For their study, the team tried turning scarring cells called fibroblasts, obtained from mouse embryos, into heart muscle cells by growing them in gels of varying stiffness.

To begin the conversion of fibroblasts into muscle cells, they infected them with a virus carrying genes expressed by stem cells. These “transgenes” fooled the fibroblasts into behaving like stem cells.

This step is usually skipped in direct reprogramming, but by including it, the team coaxed the cells to divide and form colonies. Otherwise they would have remained as “lone rangers.”

Having a tight community of these progenitor cells may have helped with the next step because when they are developing, heart muscle cells are also cosy with their neighbors.

After a week of allowing the cells to develop in the different gels, the researchers added a protein that spurs growth of heart tissue by signaling to the progenitor cells to transform into heart muscle cells.

A few days after this, some of the cell colonies were contracting spontaneously, like colonies of heart muscle cells.

The researchers found that the gels that produced the best results were fibrin and fibrin-collagen mixes. In these environments, as many as half of the colonies converted to heart muscle.

Fibrin gels are based on proteins that help blood platelets form into clots, while collagen-based gels are made from scaffolding proteins that give structure to tissue.

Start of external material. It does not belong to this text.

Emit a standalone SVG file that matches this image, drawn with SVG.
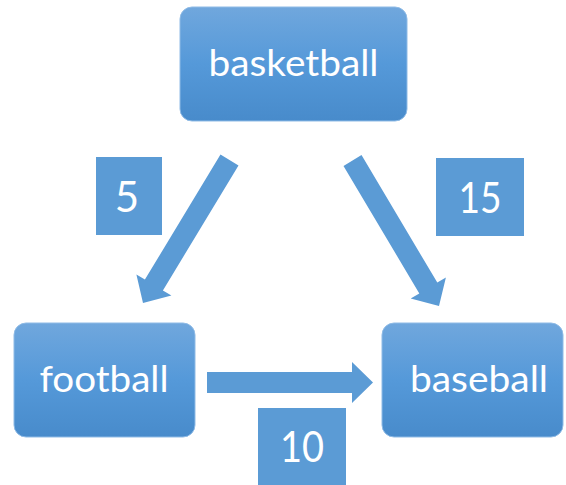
<svg xmlns="http://www.w3.org/2000/svg" width="566" height="485" viewBox="0 0 566 485">
<defs>
<linearGradient id="g" x1="0" y1="0" x2="0" y2="1">
<stop offset="0" stop-color="#70a7dd"/>
<stop offset="0.5" stop-color="#5599d9"/>
<stop offset="1" stop-color="#488bcb"/>
</linearGradient>
</defs>
<style>
.node{fill:url(#g);stroke:#8fbbe6;stroke-width:1}
.lbl{fill:#5b9bd5}
.arrow{fill:#5b9bd5}
text{fill:#ffffff;font-family:Lato,"Liberation Sans",sans-serif;text-anchor:middle}
.nt{font-size:37px}
.num{font-size:42px}
</style>
<rect width="566" height="485" fill="#ffffff"/>
<g id="connectors">
<polygon class="arrow" points="220.5,154.6 238.5,165.4 162.9,290.5 171.4,295.6 143,303 136.4,274.4 144.9,279.6"/>
<polygon class="arrow" points="343.5,165.9 361.5,155.1 437.3,282.6 445.9,277.5 439,306 410.7,298.5 419.3,293.4"/>
<polygon class="arrow" points="207,372 352,372 352,362 373,382.5 352,403 352,393 207,393"/>
</g>
<g id="basketball">
<rect class="node" x="180" y="7" width="227" height="114" rx="12"/>
<text class="nt" x="293.5" y="76" textLength="170" lengthAdjust="spacingAndGlyphs">basketball</text>
</g>
<g id="football">
<rect class="node" x="14" y="323" width="181" height="114" rx="12"/>
<text class="nt" x="104" y="392" textLength="129" lengthAdjust="spacingAndGlyphs">football</text>
</g>
<g id="baseball">
<rect class="node" x="382" y="323" width="181" height="114" rx="12"/>
<text class="nt" x="479" y="392" textLength="138" lengthAdjust="spacingAndGlyphs">baseball</text>
</g>
<g id="label5">
<rect class="lbl" x="96" y="157" width="66" height="78"/>
<text class="num" x="127" y="212">5</text>
</g>
<g id="label15">
<rect class="lbl" x="436" y="158" width="88" height="78"/>
<text class="num" x="480" y="213" textLength="43" lengthAdjust="spacingAndGlyphs">15</text>
</g>
<g id="label10">
<rect class="lbl" x="258" y="408" width="88" height="77"/>
<text class="num" x="302" y="462" textLength="44" lengthAdjust="spacingAndGlyphs">10</text>
</g>
</svg>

The team says it is not sure why fibrin appears so successful at supporting heart muscle cells. When under strain, fibrin hardens, unlike most materials that would stretch or weaken.

Prof. Putnam says perhaps the fibrin succeeded because heart muscle works better with a material that stiffens when it contracts.

There is still a way to go before findings like these are turned into something useful for heart medicine. For example, using viruses to insert the reprogramming genes is risky in that it can lead to tumors, and there needs to be a way to alter the scar tissue so it accepts cell reprogramming, or transplants of cell colonies grown outside the body.

Meanwhile, Medical News Today recently reported a study by a team at the University of Manchester in the UK, which showed how they reprogrammed mouse liver cells into pluripotent stem cells without using viruses.